Alzina also serves as an excellent example of the religious rhetoric used throughout Humanity in Algiers. Azem first encounters Alzina praying to God for deliverance from her fate. She exclaims, “Oh! Is it not enough that [Valachus] has embittered all my days with servitude, but that he would rob me of chastity, in which consists all my remains of happiness?” (15) Her ardent desire to remain chaste aligns with the valuing of female virtue which I’ve seen in countless American texts of this time period, largely due to the dominance of Christianity. At the end of her prayer, Alzina says, “O God! thou knowest my heart, and seest the anxiety of thy creature. O Thou, who alone givest aid and consolation to the captive! in thee I trust, in thy love and mercy” (15). Like many other characters throughout Humanity in Algiers, Alzina ultimately trusts in God to save her rather than actively trying to change her situation. Ultimately, everything works out because divine Providence intervenes on Alzina’s behalf—Valachus is stung by a scorpion on his way to rape her, and he sets her free. The different characters’ submission to God further reinforced my feelings of déjà vu, hearkening back to when I first read Mary Rowlandson’s captivity narrative. Yet, once again, this text brought in something new and different from other texts I’ve read—the Islamic faith.
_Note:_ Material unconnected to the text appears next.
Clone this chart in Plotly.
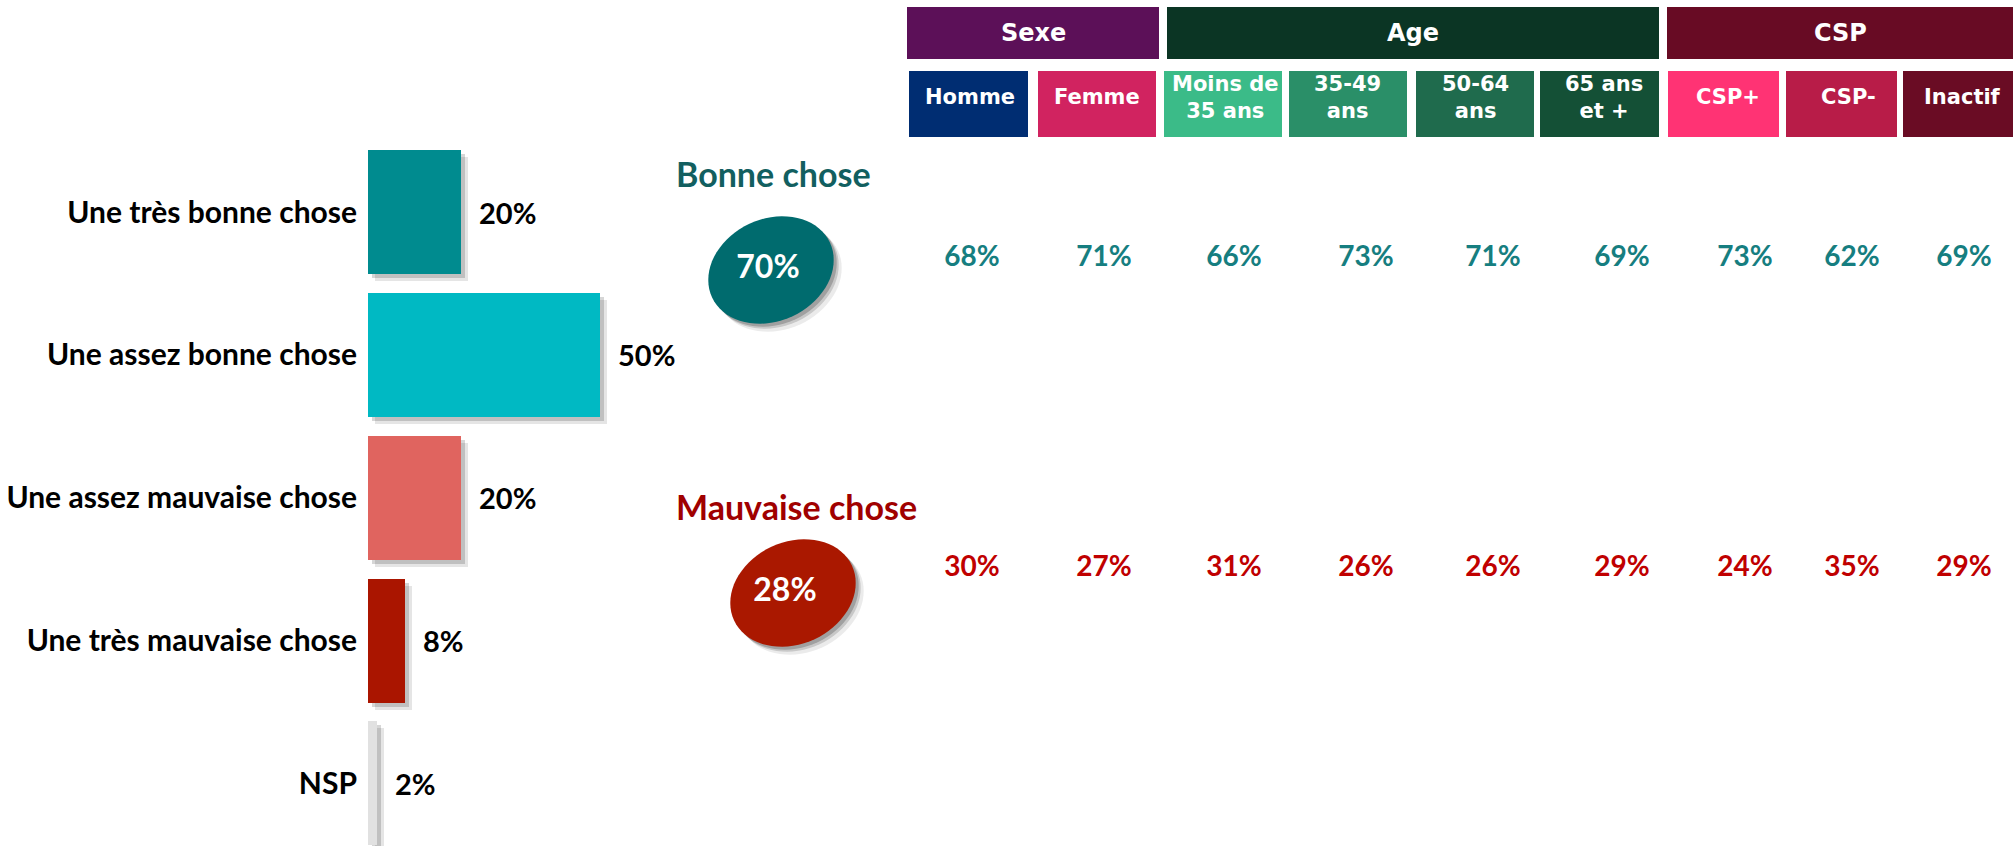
import numpy as np
import plotly.graph_objects as go

# ---------------- data ----------------
categories = ["Une très bonne chose", "Une assez bonne chose",
              "Une assez mauvaise chose", "Une très mauvaise chose", "NSP"]
values = [20, 50, 20, 8, 2]
bar_colors = ["#008b8f", "#00b9c3", "#e0645f", "#aa1500", "#e1e1e1"]

groups = ["Sexe", "Age", "CSP"]
subgroups = ["Homme", "Femme", "Moins de<br>35 ans", "35-49<br>ans", "50-64<br>ans",
             "65 ans<br>et +", "CSP+", "CSP-", "Inactif"]
bonne = [68, 71, 66, 73, 71, 69, 73, 62, 69]
mauvaise = [30, 27, 31, 26, 26, 29, 24, 35, 29]
totals = [70, 28]
total_titles = ["Bonne chose", "Mauvaise chose"]

# ---------------- layout helpers (pixel geometry) ----------------
W, H = 2016, 846
group_boxes = [(907, 1159), (1167, 1659), (1667, 2013)]
group_colors = ["#5c1058", "#0b3524", "#680b24"]
sub_boxes = [(909, 1028), (1038, 1156), (1164, 1282), (1289, 1407), (1416, 1534),
             (1540, 1659), (1668, 1779), (1786, 1897), (1903, 2013)]
sub_colors = ["#002d72", "#d12360", "#3bbb88", "#2a8f68", "#1f6b4d",
              "#145036", "#ff3374", "#b81c48", "#6a0c24"]
sub_text_x = [970, 1097, 1225, 1347, 1475, 1604, 1728, 1848, 1962]
value_x = [972, 1104, 1234, 1366, 1493, 1622, 1745, 1852, 1964]
row_y = [259, 569]
row_colors = ["#167e80", "#c00000"]
ell_centers = [(771, 270), (793, 593)]
ell_colors = ["#006b6e", "#aa1800"]
title_y = [173, 506]
title_colors = ["#125f60", "#a00000"]

# bar axes geometry
zero_px, px_per_pct = 368, 4.64
pitch, c0 = 142.75, 212
bw = 124 / pitch
top_px = c0 - pitch / 2
y_bottom_val = (H - c0) / pitch

BOLD_LATO = dict(family="Lato", weight="bold")

fig = go.Figure()

# bar shadows
for dx, dy, alpha in [(7, 7, 0.10), (4, 4, 0.16)]:
    fig.add_trace(go.Bar(
        y=categories, x=values, base=dx / px_per_pct, orientation="h",
        width=bw, offset=-bw / 2 + dy / pitch,
        marker=dict(color=f"rgba(0,0,0,{alpha})", line=dict(width=0)),
        hoverinfo="skip", showlegend=False, xaxis="x", yaxis="y"))

fig.add_trace(go.Bar(
    y=categories, x=values, orientation="h", width=bw,
    marker=dict(color=bar_colors, line=dict(width=0)),
    showlegend=False, xaxis="x", yaxis="y"))

annotations = []
for c, v in zip(categories, values):
    annotations.append(dict(x=v, y=c, xref="x", yref="y", text=f"{v}%",
                            showarrow=False, xanchor="left", yanchor="middle",
                            xshift=16, font=dict(size=29, color="#000000", **BOLD_LATO)))

# ---------------- right part on pixel axes ----------------
shapes = []


def ellipse_path(cx, cy, a, b, ang):
    t = np.linspace(0, 2 * np.pi, 73)
    th = np.radians(ang)
    xs = cx + a * np.cos(t) * np.cos(th) - b * np.sin(t) * np.sin(th)
    ys = cy + a * np.cos(t) * np.sin(th) + b * np.sin(t) * np.cos(th)
    return "M " + " L ".join(f"{x:.1f},{y:.1f}" for x, y in zip(xs, ys)) + " Z"


for (cx, cy), col in zip(ell_centers, ell_colors):
    for dx, dy, alpha in [(8, 8, 0.08), (5, 5, 0.15), (3, 3, 0.2)]:
        shapes.append(dict(type="path", xref="x2", yref="y2", layer="below",
                           path=ellipse_path(cx + dx, cy + dy, 65, 51, -25),
                           fillcolor=f"rgba(0,0,0,{alpha})", line=dict(width=0)))
    shapes.append(dict(type="path", xref="x2", yref="y2", layer="below",
                       path=ellipse_path(cx, cy, 65, 51, -25),
                       fillcolor=col, line=dict(width=0)))

for (x0, x1), col, g in zip(group_boxes, group_colors, groups):
    shapes.append(dict(type="rect", xref="x2", yref="y2", x0=x0, x1=x1, y0=7, y1=59,
                       fillcolor=col, line=dict(width=0), layer="below"))
    annotations.append(dict(x=(x0 + x1) / 2, y=33, xref="x2", yref="y2", text=g,
                            showarrow=False, xanchor="center", yanchor="middle",
                            font=dict(family="DejaVu Sans", weight="bold", size=24,
                                      color="white")))

for (x0, x1), col, s, tx in zip(sub_boxes, sub_colors, subgroups, sub_text_x):
    shapes.append(dict(type="rect", xref="x2", yref="y2", x0=x0, x1=x1, y0=71, y1=137,
                       fillcolor=col, line=dict(width=0), layer="below"))
    annotations.append(dict(x=tx, y=97, xref="x2", yref="y2", text=s,
                            showarrow=False, xanchor="center", yanchor="middle",
                            font=dict(family="DejaVu Sans", weight="bold", size=21,
                                      color="white")))

for t, ty, col in zip(total_titles, title_y, title_colors):
    annotations.append(dict(x=674, y=ty, xref="x2", yref="y2", text=t,
                            showarrow=False, xanchor="left", yanchor="middle",
                            font=dict(size=34, color=col, **BOLD_LATO)))

# total values inside ellipses
fig.add_trace(go.Scatter(
    x=[ell_centers[0][0] - 3, ell_centers[1][0] - 8], y=[c[1] for c in ell_centers],
    mode="text", text=[f"{v}%" for v in totals], textposition="middle center",
    textfont=dict(size=32, color="white", **BOLD_LATO),
    showlegend=False, hoverinfo="skip", xaxis="x2", yaxis="y2"))

for vals, ry, col in zip([bonne, mauvaise], row_y, row_colors):
    fig.add_trace(go.Scatter(
        x=value_x, y=[ry] * len(vals), mode="text",
        text=[f"{v}%" for v in vals], textposition="middle center",
        textfont=dict(size=28, color=col, **BOLD_LATO),
        showlegend=False, hoverinfo="skip", xaxis="x2", yaxis="y2"))

fig.update_layout(
    width=W, height=H, margin=dict(l=0, r=0, t=0, b=0),
    paper_bgcolor="white", plot_bgcolor="rgba(0,0,0,0)",
    barmode="overlay", bargap=0,
    shapes=shapes, annotations=annotations,
    xaxis=dict(domain=[zero_px / W, (zero_px + 100 * px_per_pct) / W], range=[0, 100],
               visible=False, fixedrange=True),
    yaxis=dict(domain=[0, 1 - top_px / H], range=[y_bottom_val, -0.5],
               type="category", showgrid=False, zeroline=False, showline=False,
               ticks="", ticklabelstandoff=10,
               tickfont=dict(size=30, color="#000000", **BOLD_LATO), fixedrange=True),
    xaxis2=dict(domain=[0, 1], range=[0, W], visible=False, anchor="y2", fixedrange=True),
    yaxis2=dict(domain=[0, 1], range=[H, 0], visible=False, anchor="x2", fixedrange=True),
)

fig.write_html("out.html")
I don’t know how accurately Humanity in Algiers portrays the religious tenets of Islam, but I was surprised to see it shown in such a positive light. The text doesn’t focus on many particularities of the Islamic faith, but it does show the ways in which it is similar to the Christian faith. Readers of this text during the 1800s could have found ways to sympathize with the characters through similarities, rather than focusing on their differences and vilifying the characters as “other.” The inclusion of Islam in its similarities to Christianity also combats American exceptionalism. The early Americans with their Christian faith cannot pretend they are so different or so much better than African Muslims after reading this text. Despite how similar Humanity in Algiers seemed to so many other abolitionist texts I’ve read, I appreciated how it gave me a new trans-hemispheric view on issues like sex slavery and religion.